Given problem: Exactly and only the lines from the first entry through the line with "ax = fig.add_axes([0, 0, 1, 1])" should be copied, both ends included, with no pictures.
BEGIN Input records
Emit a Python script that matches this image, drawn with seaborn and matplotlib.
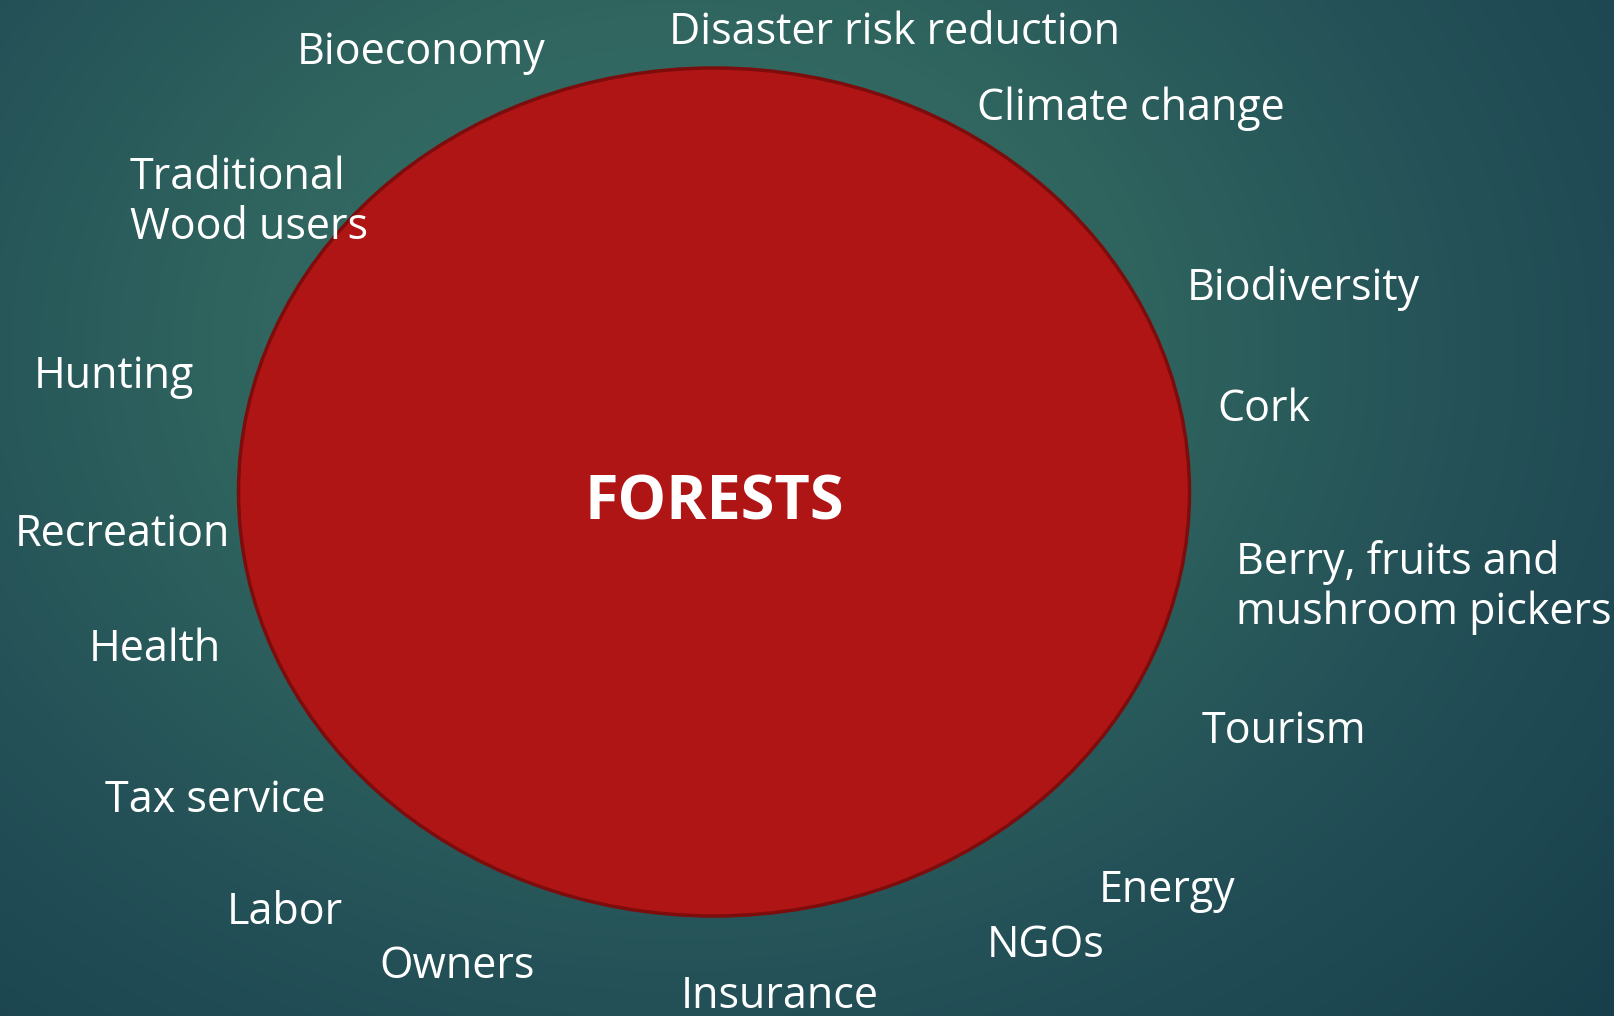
import numpy as np
import matplotlib.pyplot as plt
import matplotlib.patches as mpatches
from matplotlib.colors import LinearSegmentedColormap
import seaborn as sns

# Etiquetas alrededor del bosque (posición = esquina izquierda, línea base de la última línea, en px)
labels = ["Disaster risk reduction", "Bioeconomy", "Climate change",
          "Traditional\nWood users", "Biodiversity", "Hunting", "Cork",
          "Recreation", "Berry, fruits and\nmushroom pickers", "Health",
          "Tourism", "Tax service", "Energy", "Labor", "NGOs", "Owners",
          "Insurance"]
label_x = [669, 297, 977, 130, 1187, 34, 1217, 15, 1236, 89, 1202, 105,
           1099, 227, 987, 379, 681]
label_y = [44, 64, 120, 239, 300, 388, 421, 546, 624, 661, 743, 812, 902,
           924, 957, 978, 1008]

center_label = "FORESTS"
forest_center = (714, 492)
forest_size = (951, 848)

W, H = 1615, 1016

sns.set_theme(style="white")
plt.rcParams['font.family'] = ['Open Sans', 'DejaVu Sans']

fig = plt.figure(figsize=(W / 100, H / 100), dpi=100)
ax = fig.add_axes([0, 0, 1, 1])

# Fondo con degradado radial
yy, xx = np.mgrid[0:H, 0:W]
d = np.sqrt(((xx - 680) / 1250) ** 2 + ((yy - 350) / 1000) ** 2)
bg = LinearSegmentedColormap.from_list("bg", ["#37716b", "#30665f", "#234f57", "#173f4b"])
ax.imshow(np.clip(d, 0, 1), cmap=bg, extent=[0, W, H, 0], aspect='auto', zorder=0)

ellipse = mpatches.Ellipse(forest_center, forest_size[0], forest_size[1],
                           facecolor="#b01515", edgecolor="#7d0c0c", linewidth=2.5, zorder=1)
ax.add_patch(ellipse)

ax.text(forest_center[0], forest_center[1] + 28, center_label, color="white",
        fontsize=44, fontweight="bold", ha="center", va="baseline", zorder=3)

for txt, x, y in zip(labels, label_x, label_y):
    ax.text(x, y, txt, color="white", fontsize=31, ha="left", va="baseline",
            linespacing=1.15, zorder=3)

ax.set_xlim(0, W)
ax.set_ylim(H, 0)
ax.axis("off")

plt.savefig("out.png", dpi=100)
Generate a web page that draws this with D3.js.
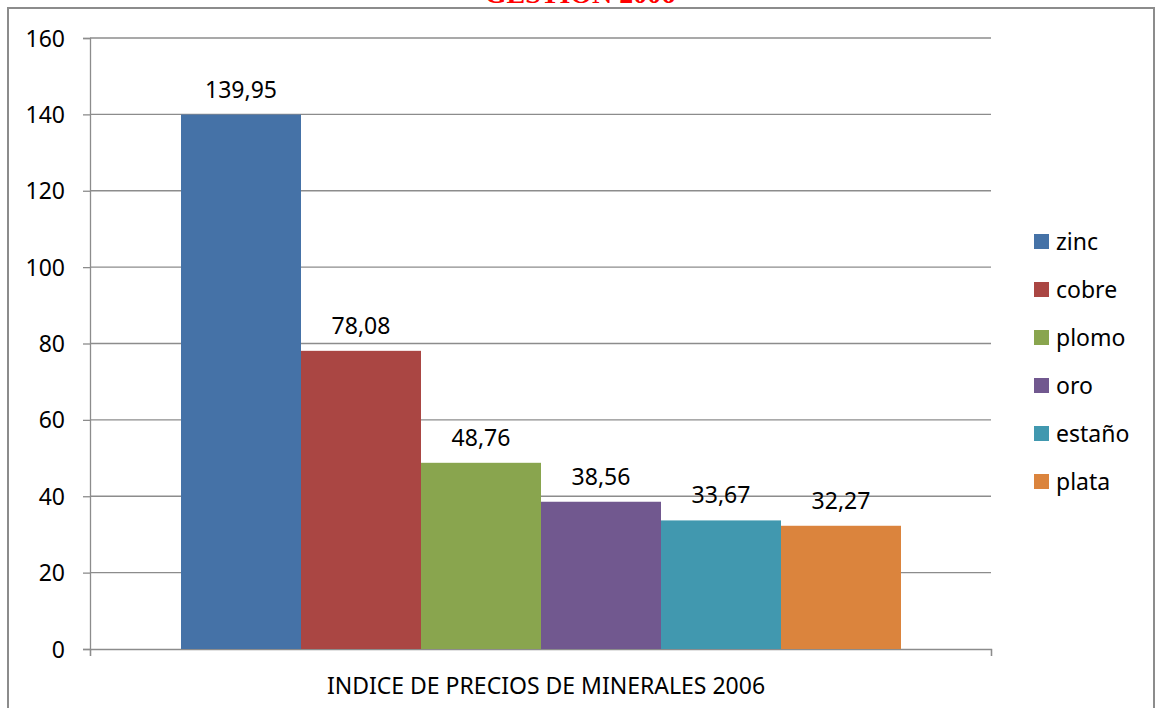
END Input records
Result:
Emit a Python script that matches this image, drawn with seaborn and matplotlib.
import numpy as np
import matplotlib.pyplot as plt
import matplotlib.patches as mpatches
from matplotlib.colors import LinearSegmentedColormap
import seaborn as sns

# Etiquetas alrededor del bosque (posición = esquina izquierda, línea base de la última línea, en px)
labels = ["Disaster risk reduction", "Bioeconomy", "Climate change",
          "Traditional\nWood users", "Biodiversity", "Hunting", "Cork",
          "Recreation", "Berry, fruits and\nmushroom pickers", "Health",
          "Tourism", "Tax service", "Energy", "Labor", "NGOs", "Owners",
          "Insurance"]
label_x = [669, 297, 977, 130, 1187, 34, 1217, 15, 1236, 89, 1202, 105,
           1099, 227, 987, 379, 681]
label_y = [44, 64, 120, 239, 300, 388, 421, 546, 624, 661, 743, 812, 902,
           924, 957, 978, 1008]

center_label = "FORESTS"
forest_center = (714, 492)
forest_size = (951, 848)

W, H = 1615, 1016

sns.set_theme(style="white")
plt.rcParams['font.family'] = ['Open Sans', 'DejaVu Sans']

fig = plt.figure(figsize=(W / 100, H / 100), dpi=100)
ax = fig.add_axes([0, 0, 1, 1])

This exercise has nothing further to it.